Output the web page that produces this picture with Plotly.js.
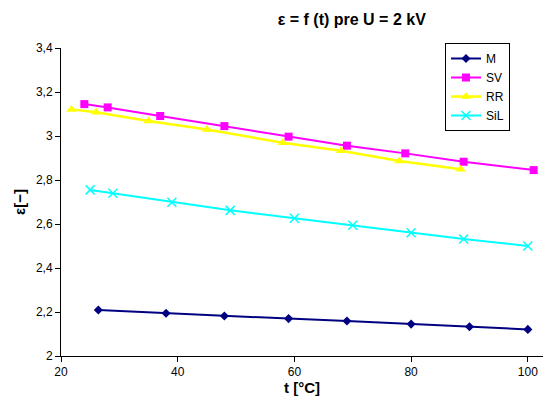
<!DOCTYPE html>
<html>
<head>
<meta charset="utf-8">
<script src="https://cdn.plot.ly/plotly-3.0.1.min.js"></script>
<style>html,body{margin:0;padding:0;background:#fff;}#chart{width:547px;height:401px;}</style>
</head>
<body>
<div id="chart"></div>
<script>
const tM = [26.4, 38, 48, 59, 69, 80, 90, 100];
const epsM = [2.209, 2.194, 2.182, 2.170, 2.159, 2.145, 2.133, 2.121];
const tSV = [24, 28, 37, 48, 59, 69, 79, 89, 101];
const epsSV = [3.145, 3.130, 3.091, 3.045, 2.997, 2.956, 2.921, 2.883, 2.845];
const tRR = [21.8, 26, 35, 45, 58, 68, 78, 88.5];
const epsRR = [3.121, 3.108, 3.068, 3.030, 2.969, 2.933, 2.886, 2.849];
const tSiL = [25, 28.9, 39, 49, 60, 70, 80, 89, 100];
const epsSiL = [2.755, 2.740, 2.699, 2.662, 2.626, 2.594, 2.560, 2.532, 2.500];
const seriesNames = ["M", "SV", "RR", "SiL"];
const xTicks = [20, 40, 60, 80, 100];
const yTicks = [2, 2.2, 2.4, 2.6, 2.8, 3, 3.2, 3.4];

const FONT = "Liberation Sans, Arial, sans-serif";

const traces = [
  {x: tM, y: epsM, name: seriesNames[0], mode: "lines+markers",
   line: {color: "#000080", width: 2},
   marker: {symbol: "diamond", size: 7, color: "#000080"}},
  {x: tSV, y: epsSV, name: seriesNames[1], mode: "lines+markers",
   line: {color: "#FF00FF", width: 2},
   marker: {symbol: "square", size: 8, color: "#FF00FF"}},
  {x: tRR, y: epsRR, name: seriesNames[2], mode: "lines+markers",
   line: {color: "#FFFF00", width: 2.5},
   marker: {symbol: "triangle-up", size: 9, color: "#FFFF00"}},
  {x: tSiL, y: epsSiL, name: seriesNames[3], mode: "lines+markers",
   line: {color: "#00FFFF", width: 2},
   marker: {symbol: "x-thin", size: 9, color: "#00FFFF", line: {color: "#00FFFF", width: 1.5}}}
];

const layout = {
  width: 547, height: 401,
  margin: {l: 61, r: 4, t: 48, b: 45},
  paper_bgcolor: "#fff", plot_bgcolor: "#fff",
  separators: ", ",
  font: {family: FONT, size: 12, color: "#000"},
  title: {text: "<b>ε = f (t) pre U = 2 kV</b>", font: {family: FONT, size: 16, color: "#000"},
          x: 330/547, xanchor: "center", xref: "paper", y: 1 - 19/401, yanchor: "middle", yref: "container"},
  xaxis: {range: [20, 102.6], tickvals: xTicks, showgrid: false, zeroline: false,
          showline: true, linecolor: "#000", linewidth: 1, ticks: "outside", ticklen: 5,
          tickcolor: "#000", tickfont: {family: FONT, size: 12, color: "#000"}},
  yaxis: {range: [2, 3.4], tickvals: yTicks, showgrid: false, zeroline: false,
          showline: true, linecolor: "#000", linewidth: 1, ticks: "outside", ticklen: 5,
          tickcolor: "#000", tickfont: {family: FONT, size: 12, color: "#000"},
          title: {text: "<b>ε[−]</b>", font: {family: FONT, size: 15, color: "#000"}, standoff: 6}},
  showlegend: true,
  legend: {x: (445-61)/482, y: (356-43)/308, xanchor: "left", yanchor: "top",
           bordercolor: "#000", borderwidth: 1, bgcolor: "#fff",
           font: {family: FONT, size: 12, color: "#000"}, tracegroupgap: 0, itemwidth: 30},
  annotations: [
    {text: "<b>t [°C]</b>", xref: "paper", yref: "paper", x: 0.5, y: -(387-356)/308,
     xanchor: "center", yanchor: "middle", showarrow: false,
     font: {family: FONT, size: 15, color: "#000"}}
  ]
};

Plotly.newPlot("chart", traces, layout, {displayModeBar: false, staticPlot: true});
</script>
</body>
</html>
::::
■ Goal
Write the lines above out again exactly, without any of their pictures.

■ Result for this task
Output the web page that produces this picture with Plotly.js.
<!DOCTYPE html>
<html>
<head>
<meta charset="utf-8">
<script src="https://cdn.plot.ly/plotly-3.0.1.min.js"></script>
<style>html,body{margin:0;padding:0;background:#fff;}#chart{width:547px;height:401px;}</style>
</head>
<body>
<div id="chart"></div>
<script>
const tM = [26.4, 38, 48, 59, 69, 80, 90, 100];
const epsM = [2.209, 2.194, 2.182, 2.170, 2.159, 2.145, 2.133, 2.121];
const tSV = [24, 28, 37, 48, 59, 69, 79, 89, 101];
const epsSV = [3.145, 3.130, 3.091, 3.045, 2.997, 2.956, 2.921, 2.883, 2.845];
const tRR = [21.8, 26, 35, 45, 58, 68, 78, 88.5];
const epsRR = [3.121, 3.108, 3.068, 3.030, 2.969, 2.933, 2.886, 2.849];
const tSiL = [25, 28.9, 39, 49, 60, 70, 80, 89, 100];
const epsSiL = [2.755, 2.740, 2.699, 2.662, 2.626, 2.594, 2.560, 2.532, 2.500];
const seriesNames = ["M", "SV", "RR", "SiL"];
const xTicks = [20, 40, 60, 80, 100];
const yTicks = [2, 2.2, 2.4, 2.6, 2.8, 3, 3.2, 3.4];

const FONT = "Liberation Sans, Arial, sans-serif";

const traces = [
  {x: tM, y: epsM, name: seriesNames[0], mode: "lines+markers",
   line: {color: "#000080", width: 2},
   marker: {symbol: "diamond", size: 7, color: "#000080"}},
  {x: tSV, y: epsSV, name: seriesNames[1], mode: "lines+markers",
   line: {color: "#FF00FF", width: 2},
   marker: {symbol: "square", size: 8, color: "#FF00FF"}},
  {x: tRR, y: epsRR, name: seriesNames[2], mode: "lines+markers",
   line: {color: "#FFFF00", width: 2.5},
   marker: {symbol: "triangle-up", size: 9, color: "#FFFF00"}},
  {x: tSiL, y: epsSiL, name: seriesNames[3], mode: "lines+markers",
   line: {color: "#00FFFF", width: 2},
   marker: {symbol: "x-thin", size: 9, color: "#00FFFF", line: {color: "#00FFFF", width: 1.5}}}
];

const layout = {
  width: 547, height: 401,
  margin: {l: 61, r: 4, t: 48, b: 45},
  paper_bgcolor: "#fff", plot_bgcolor: "#fff",
  separators: ", ",
  font: {family: FONT, size: 12, color: "#000"},
  title: {text: "<b>ε = f (t) pre U = 2 kV</b>", font: {family: FONT, size: 16, color: "#000"},
          x: 330/547, xanchor: "center", xref: "paper", y: 1 - 19/401, yanchor: "middle", yref: "container"},
  xaxis: {range: [20, 102.6], tickvals: xTicks, showgrid: false, zeroline: false,
          showline: true, linecolor: "#000", linewidth: 1, ticks: "outside", ticklen: 5,
          tickcolor: "#000", tickfont: {family: FONT, size: 12, color: "#000"}},
  yaxis: {range: [2, 3.4], tickvals: yTicks, showgrid: false, zeroline: false,
          showline: true, linecolor: "#000", linewidth: 1, ticks: "outside", ticklen: 5,
          tickcolor: "#000", tickfont: {family: FONT, size: 12, color: "#000"},
          title: {text: "<b>ε[−]</b>", font: {family: FONT, size: 15, color: "#000"}, standoff: 6}},
  showlegend: true,
  legend: {x: (445-61)/482, y: (356-43)/308, xanchor: "left", yanchor: "top",
           bordercolor: "#000", borderwidth: 1, bgcolor: "#fff",
           font: {family: FONT, size: 12, color: "#000"}, tracegroupgap: 0, itemwidth: 30},
  annotations: [
    {text: "<b>t [°C]</b>", xref: "paper", yref: "paper", x: 0.5, y: -(387-356)/308,
     xanchor: "center", yanchor: "middle", showarrow: false,
     font: {family: FONT, size: 15, color: "#000"}}
  ]
};

Plotly.newPlot("chart", traces, layout, {displayModeBar: false, staticPlot: true});
</script>
</body>
</html>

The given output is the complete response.